So, what happens when the towns and villages you do come from are just as expensive as Bristol (with wages in Exeter lower than those in Exeter)?
Well, in East Devon, you are mostly funnelled into Cranbrook – as that is where most so-called “Help to Buy” new homes are being built.
The national article uses an example of someone moving from East Devon to Bristol.
“More young people are getting stuck where they grew up or went to university because they cannot afford rents in places where they can earn more money, according to the Resolution Foundation thinktank. It found the number of people aged 25 to 34 starting a new job and moving home in the last year had fallen 40% over the last two decades. …
In 1997, moving from east Devon to Bristol increased median incomes by 19%, but rising rents cut that increase to 1% in 2018. …
Landlords blamed the government for failing to sufficiently increase the supply of new homes. The Residential Landlords Association (RLA) also criticised measures which appear to be encouraging landlords to sell up, including reduction in mortgage interest relief for landlords and an increase in stamp duty.
“The biggest threat to rent levels are the policies being pursued by the government which are choking off the supply of homes for private rent as demand is increasing,” said the RLA policy director, David Smith.

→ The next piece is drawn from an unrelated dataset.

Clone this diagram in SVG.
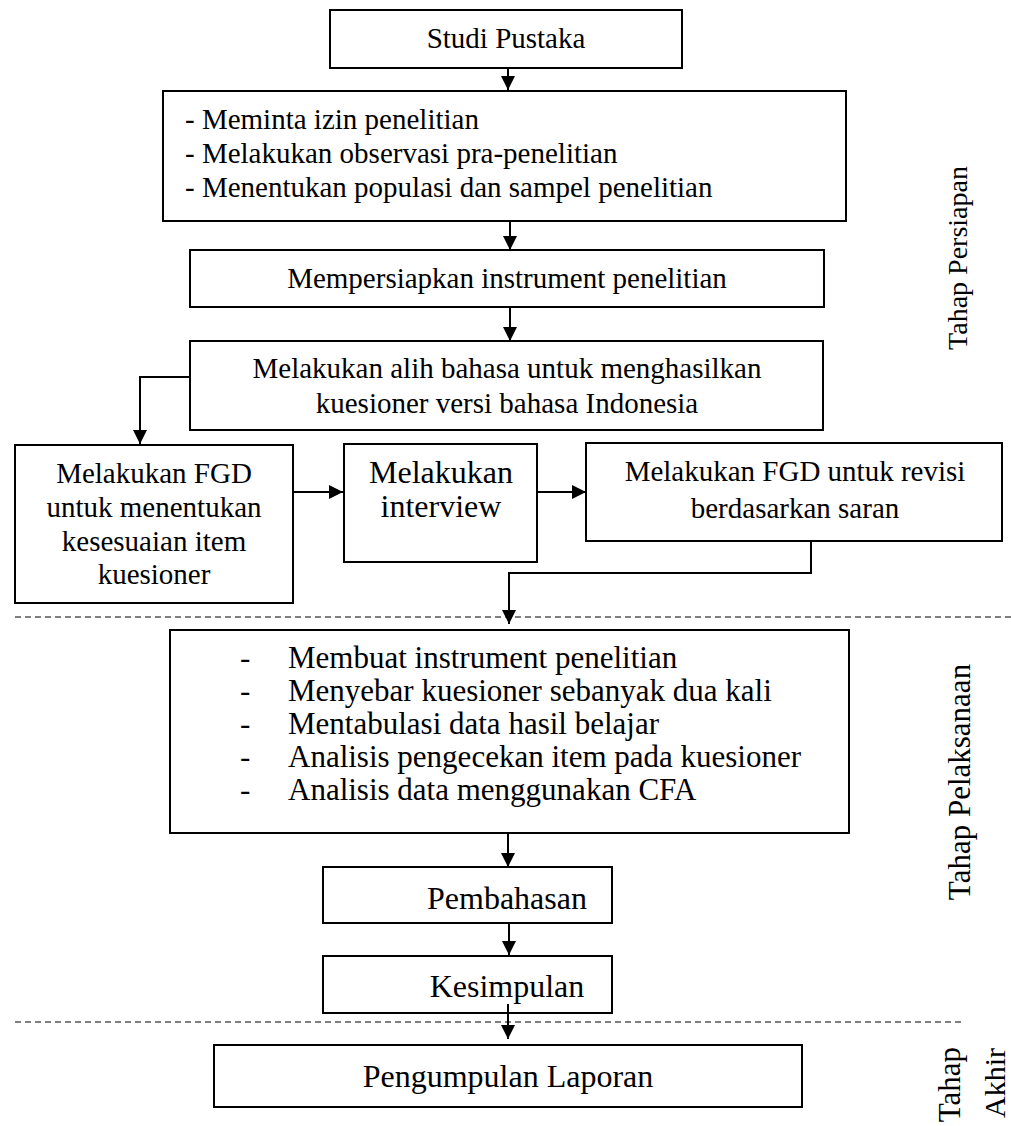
<svg xmlns="http://www.w3.org/2000/svg" width="1011" height="1126" viewBox="0 0 1011 1126">
<style>
  .box { fill: #fff; stroke: #000; stroke-width: 2; }
  .t { font-family: "Liberation Serif", "Times New Roman", serif; fill: #000; font-size: 29px; }
  .t31 { font-size: 31px; }
  .t32 { font-size: 32px; }
  .c { text-anchor: middle; }
  .con { fill: none; stroke: #000; stroke-width: 2; }
  .dash { fill: none; stroke: #000; stroke-width: 1.2; stroke-dasharray: 6 4; }
  .lab { font-family: "Liberation Serif", "Times New Roman", serif; fill: #000; }
</style>
<defs>
  <marker id="ah" viewBox="0 0 14 14" refX="14" refY="7" markerWidth="14" markerHeight="14" orient="auto" markerUnits="userSpaceOnUse">
    <path d="M0,0 L14,7 L0,14 z" fill="#000"/>
  </marker>
</defs>
<rect width="1011" height="1126" fill="#fff"/>

<g id="dividers">
  <line class="dash" x1="15" y1="617" x2="1011" y2="617"/>
  <line class="dash" x1="15" y1="1022" x2="962" y2="1022"/>
</g>

<g id="n1">
  <rect class="box" x="330" y="10" width="352" height="58"/>
  <text class="t c" x="506" y="48">Studi Pustaka</text>
</g>
<g id="n2">
  <rect class="box" x="163" y="91" width="683" height="130"/>
  <text class="t" x="185" y="129">- Meminta izin penelitian</text>
  <text class="t" x="185" y="163">- Melakukan observasi pra-penelitian</text>
  <text class="t" x="185" y="197">- Menentukan populasi dan sampel penelitian</text>
</g>
<g id="n3">
  <rect class="box" x="190" y="250" width="634" height="57"/>
  <text class="t c" x="507" y="288">Mempersiapkan instrument penelitian</text>
</g>
<g id="n4">
  <rect class="box" x="190" y="341" width="633" height="89"/>
  <text class="t c" x="507" y="378">Melakukan alih bahasa untuk menghasilkan</text>
  <text class="t c" x="507" y="413">kuesioner versi bahasa Indonesia</text>
</g>
<g id="n5">
  <rect class="box" x="15" y="445" width="278" height="158"/>
  <text class="t c" x="154" y="483">Melakukan FGD</text>
  <text class="t c" x="154" y="517">untuk menentukan</text>
  <text class="t c" x="154" y="551">kesesuaian item</text>
  <text class="t c" x="154" y="584">kuesioner</text>
</g>
<g id="n6">
  <rect class="box" x="344" y="444" width="193" height="118"/>
  <text class="t t32 c" x="441" y="483">Melakukan</text>
  <text class="t t32 c" x="441" y="517">interview</text>
</g>
<g id="n7">
  <rect class="box" x="586" y="443" width="416" height="98"/>
  <text class="t c" x="795" y="481">Melakukan FGD untuk revisi</text>
  <text class="t c" x="795" y="518">berdasarkan saran</text>
</g>
<g id="n8">
  <rect class="box" x="170" y="630" width="679" height="203"/>
  <text class="t t31" x="240" y="668">-</text>
  <text class="t t31" x="288" y="668">Membuat instrument penelitian</text>
  <text class="t t31" x="240" y="701">-</text>
  <text class="t t31" x="288" y="701">Menyebar kuesioner sebanyak dua kali</text>
  <text class="t t31" x="240" y="734">-</text>
  <text class="t t31" x="288" y="734">Mentabulasi data hasil belajar</text>
  <text class="t t31" x="240" y="767">-</text>
  <text class="t t31" x="288" y="767">Analisis pengecekan item pada kuesioner</text>
  <text class="t t31" x="240" y="800">-</text>
  <text class="t t31" x="288" y="800">Analisis data menggunakan CFA</text>
</g>
<g id="n9">
  <rect class="box" x="323" y="867" width="289" height="56"/>
  <text class="t t32 c" x="507" y="909">Pembahasan</text>
</g>
<g id="n10">
  <rect class="box" x="323" y="956" width="289" height="57"/>
  <text class="t t32 c" x="507" y="997">Kesimpulan</text>
</g>
<g id="n11">
  <rect class="box" x="214" y="1045" width="588" height="62"/>
  <text class="t t32 c" x="508" y="1087">Pengumpulan Laporan</text>
</g>

<g id="connectors">
  <path class="con" d="M508,68 L508,90" marker-end="url(#ah)"/>
  <path class="con" d="M510,221 L510,250" marker-end="url(#ah)"/>
  <path class="con" d="M510,307 L510,341" marker-end="url(#ah)"/>
  <path class="con" d="M190,377 L140,377 L140,444" marker-end="url(#ah)"/>
  <path class="con" d="M294,492 L343,492" marker-end="url(#ah)"/>
  <path class="con" d="M537,492 L586,492" marker-end="url(#ah)"/>
  <path class="con" d="M811,541 L811,573 L509,573 L509,624" marker-end="url(#ah)"/>
  <path class="con" d="M508,833 L508,867" marker-end="url(#ah)"/>
  <path class="con" d="M509,923 L509,955" marker-end="url(#ah)"/>
  <path class="con" d="M508,1004 L508,1039" marker-end="url(#ah)"/>
</g>

<g id="labels">
  <text class="lab" font-size="28" text-anchor="middle" transform="translate(967,258) rotate(-90)">Tahap Persiapan</text>
  <text class="lab" font-size="31" text-anchor="middle" transform="translate(970,782) rotate(-90)">Tahap Pelaksanaan</text>
  <text class="lab" font-size="31" text-anchor="end" transform="translate(960,1047) rotate(-90)">Tahap</text>
  <text class="lab" font-size="30" text-anchor="end" transform="translate(1005,1048) rotate(-90)">Akhir</text>
</g>
</svg>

The findings came as the affordable housing commission released research found 43% of all renters were now facing affordability problems and that 5.5 million renters were unable to buy a home of their own.
The commission, which was established by the Smith Institute thinktank and chaired by the crossbench peer Richard Best, said that when rents or purchase costs exceeded a third of household income for those in work, it could lead to financial difficulties and these problems became critical where housing costs were 40% or more of household income.”